The Good Fight covers a century of “the sporadically violent, often triumphant, always risky struggles of Americans who have experienced hatred, oppression or bigotry because of their gender, skin color, country of origin, religion, sexual orientation, disability or beliefs.” Smolan says it grew from a conversation he had with Anti-Defamation League director Jonathan Greenblatt, and that ADL provided a generous grant to enable their joint concept.  

Choosing just 180 photographs from the hundreds of thousands reviewed for the project, Smolan says, was like deciding which children make it onto the lifeboat.  

“We went spelunking through these incredible goldmines of images at Getty and the Library of Congress and Magnum, and the basements and archives and boxes of photographers who passed away 20 years ago whose families let us go through their contact sheets,” he says of the effort to say something essential about America’s story in what he sees as a very dark chapter.
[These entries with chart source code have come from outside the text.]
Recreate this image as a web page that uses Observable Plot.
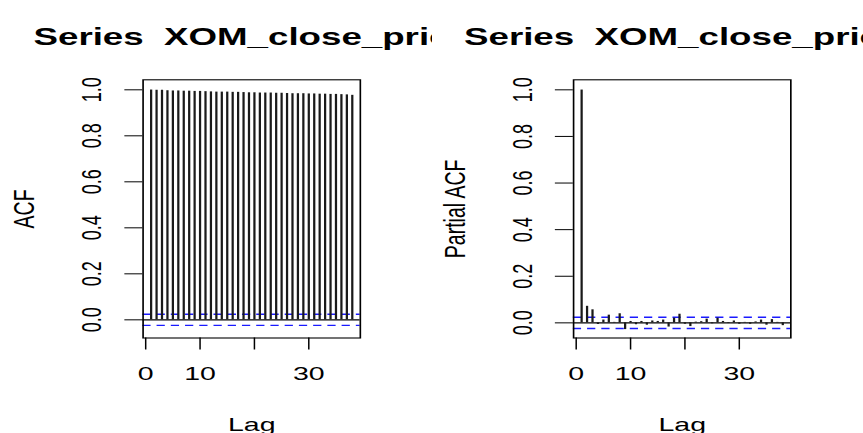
<!DOCTYPE html>
<html><head><meta charset="utf-8">
<script src="https://cdn.jsdelivr.net/npm/d3@7"></script>
<script src="https://cdn.jsdelivr.net/npm/@observablehq/plot@0.6"></script>
<style>
html,body{margin:0;padding:0;background:#fff;}
#wrap{display:flex;width:863px;height:433px;overflow:hidden;background:#fff;}
#wrap svg{overflow:hidden;display:block;flex:none;}
</style></head>
<body><div id="wrap"></div>
<script>
// ---- data ----
const lags = [1,2,3,4,5,6,7,8,9,10,11,12,13,14,15,16,17,18,19,20,21,22,23,24,25,26,27,28,29,30,31,32,33,34,35,36,37,38];
const acfValues = [0.999,0.998,0.998,0.996,0.995,0.995,0.994,0.994,0.993,0.993,0.992,0.991,0.990,0.990,0.990,0.989,0.989,0.988,0.987,0.987,0.986,0.986,0.986,0.985,0.985,0.984,0.983,0.983,0.983,0.982,0.982,0.981,0.981,0.980,0.980,0.979,0.978,0.976];
const pacfValues = [0.999,0.071,0.056,-0.007,0.012,0.033,0.002,0.039,-0.029,0.006,-0.008,0.006,-0.010,0.008,0.006,0.012,-0.018,0.020,0.037,-0.006,-0.016,0.003,0.005,0.016,-0.004,0.020,0.006,-0.003,0.008,-0.006,0.002,-0.006,0.004,0.012,-0.010,0.014,0.002,-0.012];
const confLimit = 0.024;
const xTicks = [0,10,20,30];
const xTickLabels = ["0","10","","30"];
const yTicks = [0,0.2,0.4,0.6,0.8,1.0];
const yTickLabels = ["0.0","0.2","0.4","0.6","0.8","1.0"];
const panelTitles = ["Series  XOM_close_price","Series  XOM_close_price"];
const yAxisLabels = ["ACF","Partial ACF"];
const xAxisLabel = "Lag";

// ---- layout (native units, stretched horizontally afterwards) ----
const NW = 288, H = 433, SCREEN_W = 431.5;
const FONT = "'Liberation Sans', Arial, Helvetica, sans-serif";

function panel(values, title, ylab, opts) {
  const data = lags.map((l, i) => ({lag: l, v: values[i]}));
  const mt = 79.3, mb = 95.5;
  const svg = Plot.plot({
    width: NW, height: H,
    marginLeft: opts.ml, marginRight: opts.mr, marginTop: mt, marginBottom: mb,
    style: {fontFamily: FONT, fontSize: "18px", color: "#000", background: "#fff", overflow: "hidden"},
    x: {domain: [-0.48, 39.48]},
    y: {domain: opts.yDomain},
    marks: [
      Plot.ruleY([0], {stroke: "#000", strokeWidth: 1.1}),
      Plot.ruleY([confLimit, -confLimit], {stroke: "#1a1aff", strokeWidth: 1.4, strokeDasharray: "5.5,4"}),
      Plot.ruleX(data, {x: "lag", y1: 0, y2: "v", stroke: "#1a1a1a", strokeWidth: 1.5}),
      Plot.frame({stroke: "#000", strokeWidth: 1.1}),
      Plot.axisX(xTicks, {tickFormat: (d, i) => xTickLabels[i], tickSize: 12, tickPadding: 17, fontSize: 19, label: null, stroke: "#000"}),
      Plot.axisY(yTicks, {tickFormat: (d, i) => yTickLabels[i], tickSize: 12, tickPadding: 16, tickRotate: -90, textAnchor: "middle", lineAnchor: "bottom", fontSize: 18, label: null, stroke: "#000"}),
      Plot.text([title], {frameAnchor: "top", dy: 44 - mt, lineAnchor: "bottom", fontSize: 24.5, fontWeight: "bold", fill: "#000"}),
      Plot.text([xAxisLabel], {frameAnchor: "bottom", dy: 430 - (H - mb), lineAnchor: "bottom", fontSize: 19, fill: "#000"}),
      Plot.text([ylab], {frameAnchor: "left", dx: opts.ylabX - opts.ml, rotate: -90, lineAnchor: "middle", textAnchor: "middle", fontSize: 19.5, fill: "#000"})
    ]
  });
  svg.setAttribute("width", SCREEN_W);
  svg.setAttribute("height", H);
  svg.setAttribute("preserveAspectRatio", "none");
  svg.style.width = SCREEN_W + "px";
  svg.style.height = H + "px";
  svg.style.maxWidth = "none";
  return svg;
}

const wrap = document.getElementById("wrap");
wrap.appendChild(panel(acfValues, panelTitles[0], yAxisLabels[0], {ml: 95, mr: 48, yDomain: [-0.079, 1.0435], ylabX: 16}));
wrap.appendChild(panel(pacfValues, panelTitles[1], yAxisLabels[1], {ml: 94, mr: 49, yDomain: [-0.065, 1.043], ylabX: 15}));
</script>
</body></html>
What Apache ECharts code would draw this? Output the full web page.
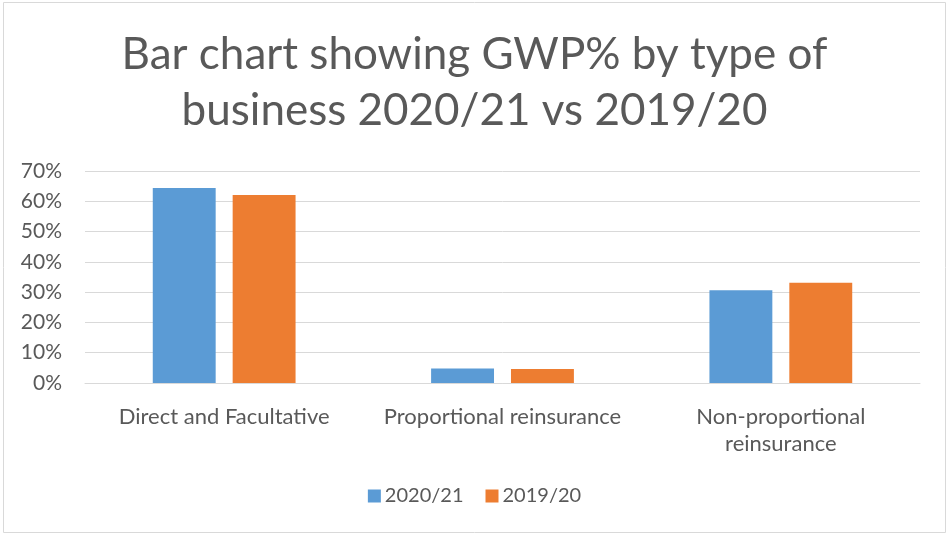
<!DOCTYPE html>
<html>
<head>
<meta charset="utf-8">
<script src="https://cdn.jsdelivr.net/npm/echarts@6/dist/echarts.min.js"></script>
<style>
  html, body { margin: 0; padding: 0; background: #fff; }
  #main { width: 949px; height: 536px; }
</style>
</head>
<body>
<div id="main"></div>
<script>
var categories = ['Direct and Facultative', 'Proportional reinsurance', 'Non-proportional\nreinsurance'];
var gwp2021 = [0.644, 0.048, 0.306];
var gwp1920 = [0.621, 0.046, 0.331];
var seriesNames = ['2020/21', '2019/20'];

var font = 'Lato, "Open Sans", sans-serif';
var grey = '#595959';

var chart = echarts.init(document.getElementById('main'));
chart.setOption({
    animation: false,
    graphic: [{
        type: 'rect',
        shape: { x: 3.5, y: 2.5, width: 942, height: 530 },
        style: { fill: 'none', stroke: '#d9d9d9', lineWidth: 1 }
    }],
    title: {
        text: 'Bar chart showing GWP% by type of\nbusiness 2020/21 vs 2019/20',
        left: 'center',
        top: 22,
        textStyle: {
            fontFamily: font,
            fontWeight: 'normal',
            fontSize: 44,
            lineHeight: 56,
            color: grey
        }
    },
    legend: {
        data: seriesNames,
        bottom: 25,
        left: 'center',
        icon: 'rect',
        itemWidth: 13,
        itemHeight: 13,
        itemGap: 22,
        itemStyle: { borderWidth: 0 },
        textStyle: { fontFamily: font, fontSize: 20, color: grey, padding: [0, 0, 0, -1] }
    },
    grid: { left: 85, right: 29, top: 171, bottom: 153, containLabel: false },
    xAxis: {
        type: 'category',
        data: categories,
        axisTick: { show: false },
        axisLine: { lineStyle: { color: '#d9d9d9', width: 1 } },
        axisLabel: { fontFamily: font, fontSize: 22, color: grey, margin: 20, lineHeight: 27, interval: 0 }
    },
    yAxis: {
        type: 'value',
        min: 0,
        max: 0.7,
        interval: 0.1,
        axisLine: { show: false },
        axisTick: { show: false },
        splitLine: { lineStyle: { color: '#d9d9d9', width: 1 } },
        axisLabel: {
            fontFamily: font, fontSize: 21, color: grey, margin: 23,
            formatter: function (v) { return Math.round(v * 100) + '%'; }
        }
    },
    series: [
        { name: seriesNames[0], type: 'bar', data: gwp2021, barWidth: '22.6%', barGap: '27%', itemStyle: { color: '#5b9bd5' } },
        { name: seriesNames[1], type: 'bar', data: gwp1920, barWidth: '22.6%', barGap: '27%', itemStyle: { color: '#ed7d31' } }
    ]
});
</script>
</body>
</html>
The Good Fight: America's Ongoing Struggle for Justice

He’s blunt about Trump and the GOP’s “lemming-like voting,” about lines blurring in journalism, and photographers back in the day saying you could shoot every Time cover story in the same eight frames because editors didn’t fancy pulling the thread of the ruling class’ coke-snorting kids in poor countries.
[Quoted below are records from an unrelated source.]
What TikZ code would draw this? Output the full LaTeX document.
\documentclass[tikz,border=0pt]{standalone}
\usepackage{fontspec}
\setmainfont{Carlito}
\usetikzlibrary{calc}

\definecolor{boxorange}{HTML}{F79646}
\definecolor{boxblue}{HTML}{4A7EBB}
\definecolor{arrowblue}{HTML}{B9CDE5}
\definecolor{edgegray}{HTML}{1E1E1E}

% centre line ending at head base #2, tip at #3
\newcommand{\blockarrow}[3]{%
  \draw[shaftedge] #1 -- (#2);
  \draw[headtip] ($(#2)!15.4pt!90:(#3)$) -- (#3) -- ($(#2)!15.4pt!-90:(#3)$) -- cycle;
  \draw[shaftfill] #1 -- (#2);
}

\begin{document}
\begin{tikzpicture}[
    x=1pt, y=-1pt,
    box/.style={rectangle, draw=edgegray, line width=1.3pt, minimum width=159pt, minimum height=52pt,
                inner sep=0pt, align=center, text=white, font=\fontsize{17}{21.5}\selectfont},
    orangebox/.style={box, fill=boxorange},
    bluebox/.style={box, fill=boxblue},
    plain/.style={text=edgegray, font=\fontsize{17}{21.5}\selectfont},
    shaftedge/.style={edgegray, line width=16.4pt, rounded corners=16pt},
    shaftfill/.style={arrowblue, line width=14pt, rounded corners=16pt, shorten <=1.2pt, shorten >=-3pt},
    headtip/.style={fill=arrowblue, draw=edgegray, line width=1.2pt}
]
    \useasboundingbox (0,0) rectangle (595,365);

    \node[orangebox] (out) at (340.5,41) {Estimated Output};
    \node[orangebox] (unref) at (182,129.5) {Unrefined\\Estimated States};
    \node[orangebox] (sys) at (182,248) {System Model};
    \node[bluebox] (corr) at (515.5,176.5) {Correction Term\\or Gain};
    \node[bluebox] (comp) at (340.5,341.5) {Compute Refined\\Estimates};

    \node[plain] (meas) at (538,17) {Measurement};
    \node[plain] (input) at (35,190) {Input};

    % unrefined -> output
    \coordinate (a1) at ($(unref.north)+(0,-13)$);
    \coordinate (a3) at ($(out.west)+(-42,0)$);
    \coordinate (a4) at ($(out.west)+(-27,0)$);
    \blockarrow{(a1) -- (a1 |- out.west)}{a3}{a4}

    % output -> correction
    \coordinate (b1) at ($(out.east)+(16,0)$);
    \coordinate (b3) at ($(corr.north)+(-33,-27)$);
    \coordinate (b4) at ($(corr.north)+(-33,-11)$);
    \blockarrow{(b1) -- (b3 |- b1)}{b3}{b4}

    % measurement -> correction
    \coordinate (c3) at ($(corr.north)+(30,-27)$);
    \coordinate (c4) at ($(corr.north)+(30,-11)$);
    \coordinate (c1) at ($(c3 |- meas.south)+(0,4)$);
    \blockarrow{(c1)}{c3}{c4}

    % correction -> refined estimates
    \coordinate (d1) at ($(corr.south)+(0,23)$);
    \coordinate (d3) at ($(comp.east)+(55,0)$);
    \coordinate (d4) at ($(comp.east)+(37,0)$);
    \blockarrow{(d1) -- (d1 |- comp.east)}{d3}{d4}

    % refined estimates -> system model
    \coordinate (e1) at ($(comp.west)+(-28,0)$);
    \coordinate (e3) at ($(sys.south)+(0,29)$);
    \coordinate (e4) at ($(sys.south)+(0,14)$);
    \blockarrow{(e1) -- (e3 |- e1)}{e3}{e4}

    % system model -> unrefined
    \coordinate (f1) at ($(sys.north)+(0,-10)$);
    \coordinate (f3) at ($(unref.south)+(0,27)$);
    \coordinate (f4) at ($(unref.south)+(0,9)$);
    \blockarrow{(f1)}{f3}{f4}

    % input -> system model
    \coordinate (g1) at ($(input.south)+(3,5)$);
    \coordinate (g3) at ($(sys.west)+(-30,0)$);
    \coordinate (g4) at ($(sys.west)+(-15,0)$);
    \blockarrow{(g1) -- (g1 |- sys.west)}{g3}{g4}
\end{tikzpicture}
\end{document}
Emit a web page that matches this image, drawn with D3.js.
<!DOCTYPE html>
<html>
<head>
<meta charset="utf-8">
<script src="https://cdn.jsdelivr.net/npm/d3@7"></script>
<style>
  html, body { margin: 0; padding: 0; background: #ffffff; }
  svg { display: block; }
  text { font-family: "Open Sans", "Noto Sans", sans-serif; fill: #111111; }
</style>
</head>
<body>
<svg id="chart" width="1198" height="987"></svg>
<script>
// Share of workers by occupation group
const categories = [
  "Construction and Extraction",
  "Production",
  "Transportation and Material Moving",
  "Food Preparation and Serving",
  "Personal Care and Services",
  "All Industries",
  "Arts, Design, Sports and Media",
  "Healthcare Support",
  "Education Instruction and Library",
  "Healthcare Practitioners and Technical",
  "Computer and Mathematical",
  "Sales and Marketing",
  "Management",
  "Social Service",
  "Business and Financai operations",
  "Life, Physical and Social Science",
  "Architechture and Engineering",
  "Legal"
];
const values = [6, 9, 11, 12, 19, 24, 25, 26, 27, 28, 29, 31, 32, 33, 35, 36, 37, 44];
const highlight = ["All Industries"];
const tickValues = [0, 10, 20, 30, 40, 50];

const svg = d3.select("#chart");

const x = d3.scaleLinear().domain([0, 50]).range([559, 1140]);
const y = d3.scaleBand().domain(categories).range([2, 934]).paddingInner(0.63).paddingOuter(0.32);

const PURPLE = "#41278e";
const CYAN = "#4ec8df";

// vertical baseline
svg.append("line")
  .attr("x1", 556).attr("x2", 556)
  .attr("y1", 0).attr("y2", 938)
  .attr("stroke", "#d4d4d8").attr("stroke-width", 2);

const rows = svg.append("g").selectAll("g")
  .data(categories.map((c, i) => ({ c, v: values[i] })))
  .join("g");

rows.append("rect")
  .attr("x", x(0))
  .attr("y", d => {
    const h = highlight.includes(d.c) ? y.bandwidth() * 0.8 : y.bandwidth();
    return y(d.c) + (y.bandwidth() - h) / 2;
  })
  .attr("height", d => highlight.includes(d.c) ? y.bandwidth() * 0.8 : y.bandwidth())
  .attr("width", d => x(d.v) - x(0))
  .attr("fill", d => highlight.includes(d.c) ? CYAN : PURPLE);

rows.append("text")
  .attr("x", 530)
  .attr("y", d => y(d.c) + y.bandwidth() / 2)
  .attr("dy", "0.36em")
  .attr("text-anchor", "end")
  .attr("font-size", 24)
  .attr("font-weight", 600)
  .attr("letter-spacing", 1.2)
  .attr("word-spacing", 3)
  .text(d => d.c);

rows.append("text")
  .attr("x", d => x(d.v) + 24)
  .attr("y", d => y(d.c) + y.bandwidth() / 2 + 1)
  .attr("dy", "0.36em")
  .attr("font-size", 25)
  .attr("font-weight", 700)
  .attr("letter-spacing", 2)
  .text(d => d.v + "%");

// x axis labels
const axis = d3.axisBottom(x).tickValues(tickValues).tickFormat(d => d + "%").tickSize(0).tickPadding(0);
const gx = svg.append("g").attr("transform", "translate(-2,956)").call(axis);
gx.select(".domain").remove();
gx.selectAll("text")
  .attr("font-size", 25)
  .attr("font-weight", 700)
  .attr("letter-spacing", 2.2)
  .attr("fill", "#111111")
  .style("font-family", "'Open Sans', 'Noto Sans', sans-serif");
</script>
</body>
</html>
That is the root of his Day in the Life model, which gave bitter photographers a vessel for untold stories. Instead of obvious shots of kangaroos and the Sydney Opera House, he sent a force of them across the Australian landscape to document a single day with no preconceptions.
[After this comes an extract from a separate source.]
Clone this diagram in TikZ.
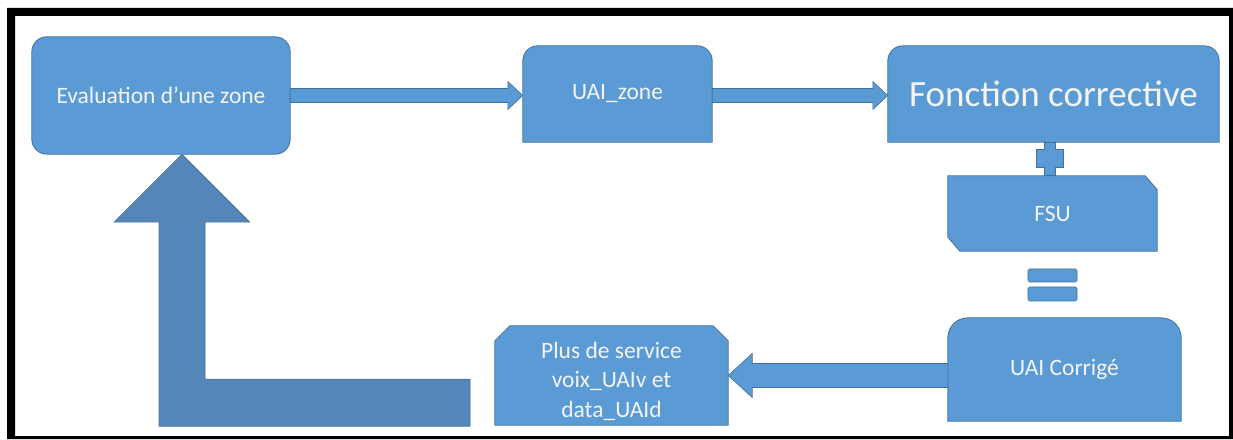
\documentclass[tikz,border=0pt]{standalone}
\usepackage{fontspec}
\setmainfont{Carlito}
\usetikzlibrary{calc}
\pgfdeclarelayer{back}
\pgfdeclarelayer{bg}
\pgfsetlayers{back,bg,main}
\definecolor{boxblue}{RGB}{91,155,213}
\definecolor{boxedge}{RGB}{65,113,156}
\definecolor{lblue}{RGB}{84,134,183}
\definecolor{txt}{RGB}{244,244,244}
\begin{document}
\begin{tikzpicture}[x=1pt,y=1pt,
  lbl/.style={inner sep=0pt, text=txt, font=\fontsize{23.5}{29.5}\selectfont, align=center},
  boxshape/.style={fill=boxblue, draw=boxedge, line width=0.8pt},
  arr/.style={fill=boxblue, draw=boxedge, line width=0.6pt, line join=miter},
  bigarr/.style={fill=lblue, draw=lblue!85!black, line width=0.6pt, line join=miter},
  eqbar/.style={fill=boxblue, draw=boxedge, line width=0.6pt, rounded corners=1.5pt, inner sep=0pt}]
\useasboundingbox (0,0) rectangle (1233,439);
\begin{pgfonlayer}{back}
\fill[white] (0,0) rectangle (1233,439);
\fill[black, even odd rule] (7,0) rectangle (1233,431) (15,3) rectangle (1229,423);
\end{pgfonlayer}

% nodes
\node[lbl, minimum width=258pt, minimum height=117pt] (ev) at (161,343.5) {Evaluation d’une zone};
\node[lbl, minimum width=189pt, minimum height=96pt] (uz) at (617.5,345) {UAI\_zone};
\node[lbl, font=\fontsize{37}{44}\selectfont, minimum width=331pt, minimum height=96pt] (fc) at (1053.5,345) {Fonction corrective};
\node[lbl, minimum width=209pt, minimum height=75pt] (fsu) at (1052.5,225.5) {FSU};
\node[lbl, minimum width=233pt, minimum height=103pt] (uc) at (1064.5,69.5) {UAI Corrigé};
\node[inner sep=0pt, minimum width=233pt, minimum height=99pt] (pl) at (611.5,63.5) {};
\node[lbl] (pltxt) at ($(pl.center)+(0,-5.5)$) {Plus de service\\voix\_UAIv et\\data\_UAId};
\node[eqbar, minimum width=49pt, minimum height=13pt] (eq1) at (1052.5,163.5) {};
\node[eqbar, minimum width=49pt, minimum height=14pt] (eq2) at (1052.5,145) {};
\coordinate (pc) at (1049.5,280.5);
\coordinate (Ltip) at ($(ev.south)+(21,0)$);

\begin{pgfonlayer}{bg}
% shapes
\draw[boxshape, rounded corners=15pt] (ev.south west) rectangle (ev.north east);
\draw[boxshape] (uz.south west) -- ($(uz.north west)+(0,-15)$) arc[start angle=180,end angle=90,radius=15pt]
  -- ($(uz.north east)+(-15,0)$) arc[start angle=90,end angle=0,radius=15pt] -- (uz.south east) -- cycle;
\draw[boxshape] (fc.south west) -- ($(fc.north west)+(0,-15)$) arc[start angle=180,end angle=90,radius=15pt]
  -- ($(fc.north east)+(-15,0)$) arc[start angle=90,end angle=0,radius=15pt] -- (fc.south east) -- cycle;
\draw[boxshape] (uc.south west) -- ($(uc.north west)+(0,-20)$) arc[start angle=180,end angle=90,radius=20pt]
  -- ($(uc.north east)+(-20,0)$) arc[start angle=90,end angle=0,radius=20pt] -- (uc.south east) -- cycle;
\draw[boxshape] ($(fsu.south west)+(12,0)$) -- (fsu.south east) -- ($(fsu.north east)+(0,-14)$)
  -- ($(fsu.north east)+(-12,0)$) -- (fsu.north west) -- ($(fsu.south west)+(0,14)$) -- cycle;
\draw[boxshape] (pl.south west) -- ($(pl.north west)+(0,-15)$) -- ($(pl.north west)+(15,0)$)
  -- ($(pl.north east)+(-15,0)$) -- ($(pl.north east)+(0,-15)$) -- (pl.south east) -- cycle;
\end{pgfonlayer}

% connectors
\draw[arr] ($(ev.east)+(0,7)$) -- ($(uz.west|-ev.east)+(-15,7)$) -- ++(0,7) -- (uz.west|-ev.east)
  -- ++(-15,-14) -- ++(0,7) -- ($(ev.east)+(0,-7)$) -- cycle;
\draw[arr] ($(uz.east|-ev.east)+(0,7)$) -- ($(fc.west|-ev.east)+(-15,7)$) -- ++(0,7) -- (fc.west|-ev.east)
  -- ++(-15,-14) -- ++(0,7) -- ($(uz.east|-ev.east)+(0,-7)$) -- cycle;
\draw[arr] ($(uc.west|-pl.east)+(0,12)$) -- ($(pl.east)+(24,12)$) -- ++(0,10) -- (pl.east)
  -- ++(24,-22) -- ++(0,10) -- ($(uc.west|-pl.east)+(0,-12)$) -- cycle;
\draw[arr] ($(pc)+(-5.5,16.5)$) -- ++(11,0) -- ++(0,-7.5) -- ++(8,0) -- ++(0,-18) -- ++(-8,0)
  -- ++(0,-7.5) -- ++(-11,0) -- ++(0,7.5) -- ++(-8,0) -- ++(0,18) -- ++(8,0) -- cycle;
\draw[bigarr] (Ltip) -- ++(68,-68) -- ++(-45,0) -- ++(0,-157) -- ++(265,0) -- ++(0,-47)
  -- ++(-311,0) -- ++(0,204) -- ++(-45,0) -- cycle;
\end{tikzpicture}
\end{document}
“They wanted their pictures to change the world. And after years out there feeling like they were just being used to fill pages, that’s when I started thinking, well why don’t we just do one project, all of us, without any fucking editors and no magazines and no publishers?” Smolan recalls.

He compares his brand of crowdsourcing to finding a fantastic jigsaw puzzle with no box. For each project, Against All Odds pulls forces of leading artists and thinkers into exploration and distillation of massive topics like the global water crisis or the internet (on deck are the human face of blockchain and the future of food). Through books, exhibits, documentaries and apps, they unravel our fears and fascinations.

Smolan has shared his insights at TED, the World Economic Forum, Techonomy, IdeaCity and many other conferences, and he will appear as part of a showcase on truth at the Emerge Impact + Music festival April 7 in Las Vegas. If you catch him afterward, be prepared for some magnificent tangents. A sampling:

On resistance to gun control: It’s like saying everybody should be able to drive 120 miles an hour with no seatbelts because it’s taking away your freedom if you have to wear seatbelts. Isn’t that the same argument as war weapons being sold to 18-year-olds? This idea that, well, if you take anything away you’re taking all of our freedoms away. It’s such utter horseshit.

On National Geographic owning that its past coverage was racist: Rather than letting other people attack them, they decided to actually engage a scholar to go through their history, and he came back to them with this conclusion. And instead of ducking it or denying it or attacking the messenger, they said: We screwed up really badly, and now we need to fix it and get it right. Which is such a contrast to the way our current president deals with anything. Never let the facts interfere with a good story seems to be his motto, and attack the messenger at all times if they disagree with you. So anyway, I just thought it was nice to see some glimmer of maturity and hope in the middle of all this insanity.

On his sweet job: I sometimes think this is all a drug-induced hallucination and I’m still back in college. It’s like, sure, Adam Driver plays you in a feature film. Sure, you followed this woman across the desert and had the cover of National Geographic at 27. Yeah right! In what world would any of those things ever happen? I feel like I live a fantasy. I love my job. Every 18 months I get to go learn about something brand new and get all of these experts to spend time and teach me. It’s wonderful.